REQUIREMENTS: Transcribe the lines below verbatim, skipping the images.

* START *

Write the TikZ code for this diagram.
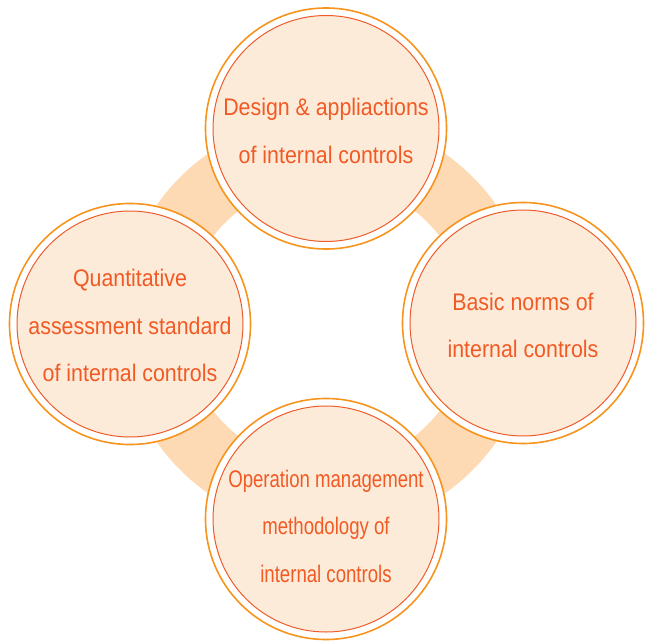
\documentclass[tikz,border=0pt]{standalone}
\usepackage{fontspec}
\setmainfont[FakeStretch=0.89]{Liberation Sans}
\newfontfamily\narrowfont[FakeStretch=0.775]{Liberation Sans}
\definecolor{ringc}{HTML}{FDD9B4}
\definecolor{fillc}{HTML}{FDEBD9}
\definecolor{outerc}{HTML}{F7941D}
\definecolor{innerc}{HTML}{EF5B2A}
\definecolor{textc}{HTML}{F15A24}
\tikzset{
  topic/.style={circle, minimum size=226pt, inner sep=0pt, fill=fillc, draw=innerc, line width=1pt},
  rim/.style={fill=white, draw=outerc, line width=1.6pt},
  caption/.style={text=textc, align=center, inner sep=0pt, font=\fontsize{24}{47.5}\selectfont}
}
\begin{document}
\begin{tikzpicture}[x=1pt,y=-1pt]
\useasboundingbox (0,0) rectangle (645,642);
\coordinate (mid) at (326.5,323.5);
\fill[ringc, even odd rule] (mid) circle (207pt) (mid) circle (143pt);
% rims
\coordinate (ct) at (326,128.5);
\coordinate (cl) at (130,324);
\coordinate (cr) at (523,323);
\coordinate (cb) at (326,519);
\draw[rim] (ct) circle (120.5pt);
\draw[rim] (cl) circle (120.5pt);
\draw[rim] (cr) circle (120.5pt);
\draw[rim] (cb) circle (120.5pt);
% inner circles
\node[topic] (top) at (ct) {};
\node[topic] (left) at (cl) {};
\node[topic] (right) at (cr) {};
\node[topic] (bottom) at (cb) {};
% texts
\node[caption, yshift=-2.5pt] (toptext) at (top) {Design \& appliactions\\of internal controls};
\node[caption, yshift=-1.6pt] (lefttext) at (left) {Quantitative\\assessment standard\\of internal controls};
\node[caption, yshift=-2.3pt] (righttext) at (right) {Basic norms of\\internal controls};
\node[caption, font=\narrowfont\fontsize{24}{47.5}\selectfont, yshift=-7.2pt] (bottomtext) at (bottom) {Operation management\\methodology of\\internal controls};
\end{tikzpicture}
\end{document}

* END *

THE REPLY:
Write the TikZ code for this diagram.
\documentclass[tikz,border=0pt]{standalone}
\usepackage{fontspec}
\setmainfont[FakeStretch=0.89]{Liberation Sans}
\newfontfamily\narrowfont[FakeStretch=0.775]{Liberation Sans}
\definecolor{ringc}{HTML}{FDD9B4}
\definecolor{fillc}{HTML}{FDEBD9}
\definecolor{outerc}{HTML}{F7941D}
\definecolor{innerc}{HTML}{EF5B2A}
\definecolor{textc}{HTML}{F15A24}
\tikzset{
  topic/.style={circle, minimum size=226pt, inner sep=0pt, fill=fillc, draw=innerc, line width=1pt},
  rim/.style={fill=white, draw=outerc, line width=1.6pt},
  caption/.style={text=textc, align=center, inner sep=0pt, font=\fontsize{24}{47.5}\selectfont}
}
\begin{document}
\begin{tikzpicture}[x=1pt,y=-1pt]
\useasboundingbox (0,0) rectangle (645,642);
\coordinate (mid) at (326.5,323.5);
\fill[ringc, even odd rule] (mid) circle (207pt) (mid) circle (143pt);
% rims
\coordinate (ct) at (326,128.5);
\coordinate (cl) at (130,324);
\coordinate (cr) at (523,323);
\coordinate (cb) at (326,519);
\draw[rim] (ct) circle (120.5pt);
\draw[rim] (cl) circle (120.5pt);
\draw[rim] (cr) circle (120.5pt);
\draw[rim] (cb) circle (120.5pt);
% inner circles
\node[topic] (top) at (ct) {};
\node[topic] (left) at (cl) {};
\node[topic] (right) at (cr) {};
\node[topic] (bottom) at (cb) {};
% texts
\node[caption, yshift=-2.5pt] (toptext) at (top) {Design \& appliactions\\of internal controls};
\node[caption, yshift=-1.6pt] (lefttext) at (left) {Quantitative\\assessment standard\\of internal controls};
\node[caption, yshift=-2.3pt] (righttext) at (right) {Basic norms of\\internal controls};
\node[caption, font=\narrowfont\fontsize{24}{47.5}\selectfont, yshift=-7.2pt] (bottomtext) at (bottom) {Operation management\\methodology of\\internal controls};
\end{tikzpicture}
\end{document}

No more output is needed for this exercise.